The Siege of Jadotville, based on the book of the same name, tells the real-life story of a company of Irish peacekeepers working for the UN who are stationed at the remote outpost of Jadotville during the Congo Crisis of the 1960s, which saw the State of Katanga attempt to violently break away from the recently independent Republic of Congo.
They soon come under attack from a 3,000-strong force of Katanga soldiers and foreign mercenaries and, against all odds, manage to repel them after five days of fighting.
The real-life events of the movie are fascinating and I highly recommend looking them up when you get the chance, but let’s focus on the movie for now.

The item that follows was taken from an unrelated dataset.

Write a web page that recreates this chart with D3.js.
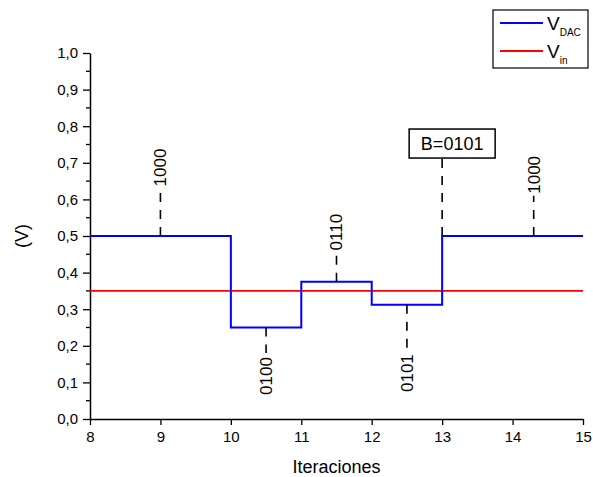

The acting is solid with a fantastic performance by Jamie Dornan as Comdt Pat Quinlan, the stoic leader of the Irish forces.
Mark Strong, usually known for his action roles, makes a surprise turn as UN special representative Conor Cruise O’Brien, whose spineless toadying is responsible for much of Quinlan’s team’s suffering.
Of course, a film with “siege” in its title has to deliver on that promise and the action here is some of the best I’ve ever seen.
Props must be given to director Richie Smyth because no matter how intense or chaotic things got on screen, it was always easy to follow exactly what was going on.
The only serious criticism I had with the film was that it rushed the final scenes a little too much – one month of imprisonment is simply waved off with a voice over. Still, when the rest of the film is as good as it is, those sorts of things can be overlooked.